Relação entre a Contabilidade Aplicada ao Setor Público e a accountability

Relação entre a Contabilidade Aplicada ao Setor Público e a accountability

Inaldo da Paixão Santos Araújo é estre em Contabilidade, Conselheiro do Tribunal de Contas do Estado da Bahia, Professor e Escritor. inaldo_paixao@hotmail.com

A Declaração dos Direitos do Homem e do Cidadão, em seu art. 15, garante a toda sociedade “o direito de pedir contas a todo agente público pela sua administração.”

Em sintonia com esse direito, a Carta Magna de 1988 estabelece, entre as atribuições do chefe do Poder Executivo (art. 84, XXIV), a obrigatoriedade da prestação de contas, que será apreciada pelo Tribunal de Contas e julgada pelo Congresso Nacional (CF, arts. 49, IX, e 71, I).

A Constituição Federal também determina que “prestará contas qualquer pessoa física ou jurídica, pública ou privada, que utilize, arrecade, guarde, gerencie ou administre dinheiros, bens e valores públicos ou pelos quais a União responda, ou que, em nome desta, assuma obrigações de natureza pecuniária” (art. 70).
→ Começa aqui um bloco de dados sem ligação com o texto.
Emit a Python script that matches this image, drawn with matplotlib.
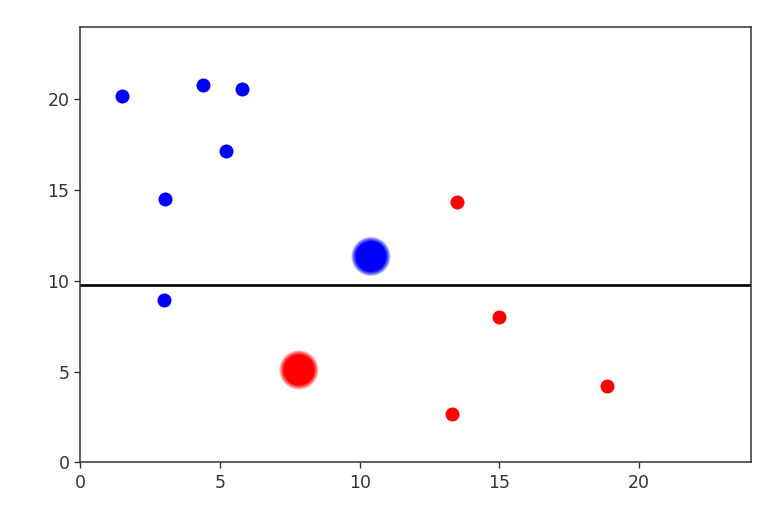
import numpy as np
import matplotlib
matplotlib.use('Agg')
import matplotlib.pyplot as plt

# Points
blue_x = [1.49, 4.37, 5.78, 5.20, 3.01, 2.99]
blue_y = [20.20, 20.77, 20.55, 17.18, 14.53, 8.96]
red_x = [13.47, 14.98, 18.84, 13.30]
red_y = [14.37, 8.03, 4.22, 2.68]

# Large (blurred) points
big_x = [10.40, 7.82]
big_y = [11.35, 5.10]
big_colors = ['blue', 'red']

# Horizontal separator
line_y = 9.79

plt.rcParams.update({
    'font.family': 'DejaVu Sans',
    'font.size': 12.5,
    'axes.linewidth': 1.1,
    'xtick.major.size': 4.5,
    'ytick.major.size': 4.5,
    'xtick.major.width': 1.0,
    'ytick.major.width': 1.0,
    'axes.edgecolor': '#333333',
    'xtick.color': '#333333',
    'ytick.color': '#333333',
})

fig = plt.figure(figsize=(7.74, 5.16), dpi=100)
ax = fig.add_axes([0.104, 0.1037, 0.866, 0.8443])

ax.scatter(blue_x, blue_y, s=102, color='blue', linewidths=0)
ax.scatter(red_x, red_y, s=102, color='red', linewidths=0)

# soft-edged big markers: stacked translucent discs plus a solid core
for d, a in [(39, 0.25), (37, 0.3), (35, 0.35), (33, 0.45)]:
    s = (d * 72 / 100) ** 2
    ax.scatter(big_x, big_y, s=s, c=big_colors, alpha=a, linewidths=0)
core = (31 * 72 / 100) ** 2
ax.scatter(big_x, big_y, s=core, c=big_colors, linewidths=0)

ax.axhline(line_y, color='black', lw=1.9)

ax.set_xlim(0, 24)
ax.set_ylim(0, 24)
ax.set_xticks([0, 5, 10, 15, 20])
ax.set_yticks([0, 5, 10, 15, 20])

fig.savefig('out.png', dpi=100)
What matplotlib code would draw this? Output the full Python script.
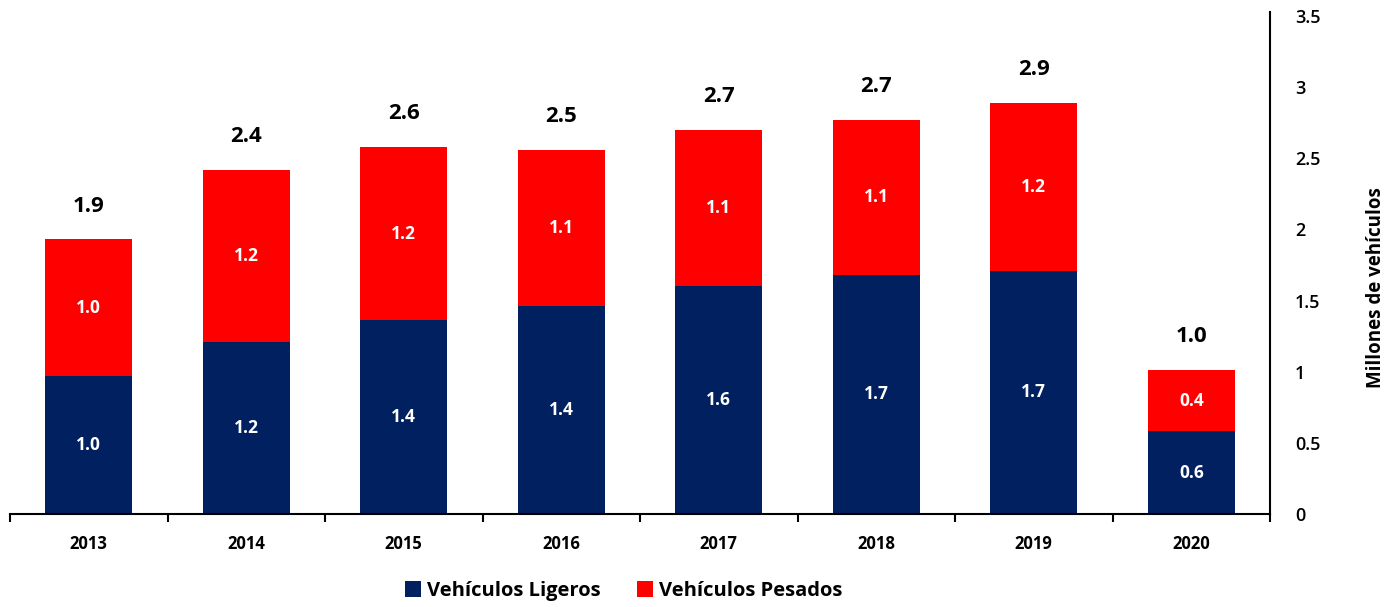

Essas obrigações constitucionais de se prestarem contas representam a essência da accountability. Apesar de não possuir tradução literal para o português, accountability corresponde ao dever de todo gestor de responder por um compromisso assumido. Isso quer dizer que ela representa a obrigação ética e legal que tem todo administrador público de prestar as contas dos dinheiros da coletividade, de forma transparente e tempestiva.

Quem bem retratou essa prática foi o estadista libertador Simón Bolívar, ao afirmar que: “A Fazenda Nacional não é de quem vos governa. Todos aqueles a que haveis tornado depositários de vossos interesses têm a obrigação de demonstrar-vos o uso que deles tenham feito”.

A prestação de contas, no setor público brasileiro, pode ser conceituada como o conjunto de demonstrativos contábeis, de informações financeiras e de desempenho, que vão espelhar, em determinado período, o resultado de uma gestão.

Além dos relatórios obrigatórios, não existe no Brasil um modelo padronizado que defina os componentes de uma prestação de contas no setor público. Contudo a prestação de contas deve ser elaborada de modo a demonstrar, da forma mais oportuna e transparente possível, os resultados da gestão da coisa pública.

O Código de Boas Práticas para a Transparência Fiscal do Fundo Monetário Internacional (FMI) define, entre os princípios

para que os governos alcancem a transparência, que a “divulgação de informações ao público sobre as atividades do governo (prestação de contas e outras informações) devem ser apresentadas de forma clara e tempestiva”.

A Contabilidade Aplicada ao Setor Público contribui para a prática da transparência, pois suas demonstrações são as principais peças constitutivas das prestações de contas, objetivando facilitar suas análises para que se tenha efetivamente a accountability.

Compondo o conjunto das demonstrações contábeis no setor público brasileiro, a Lei n.º 4.320/64 determina que, no final de cada exercício, os resultados sejam demonstrados em quatro balanços e outros informes financeiros obrigatórios. Com a LRF, novos demonstrativos passaram a ser também exigidos.

No Brasil, existe a convicção de se achar que tudo é resolvido por meio de leis. Todavia uma pequena cidade no sertão baiano, nos idos de 1989, exibia, em cartaz afixado na praça central, informações sobre os recursos recebidos, suas origens e as devidas aplicações. Tudo classificado sem os rigores da prática contábil e orçamentária. A linguagem era acessível para qualquer cidadão, tais como gastos com professores, médico e enfermeiras, pessoal da limpeza, a recuperação da estrada vicinal, a aquisição da ambulância. Também era informado o saldo em caixa e a pagar, entre outros. Não uma contabilidade “criativa”, mas sim informativa.

Percebia-se ali, de forma simples e transparente, a fiel prática da accountability.

Portanto resta concluir que, mais do que uma imposição legal, a prática da accountability é essencial para a administração pública, pois todos precisam saber o que é feito com o dinheiro de todos. Entretanto a accountability se materializa com uma Contabilidade Aplicada ao Setor Público que possibilite a emissão de relatórios confiáveis, transparentes e tempestivos.

E se tudo isso se concretizar, teremos um governo transparente, sob o comando de um povo com mais dignidade, com mais educação e senso crítico. Um povo que seja capaz de compreender e contextualizar sua realidade, expressa em relatórios financeiros adequados, e que possa escolher sabiamente dirigentes responsáveis e comprometidos com os anseios sociais.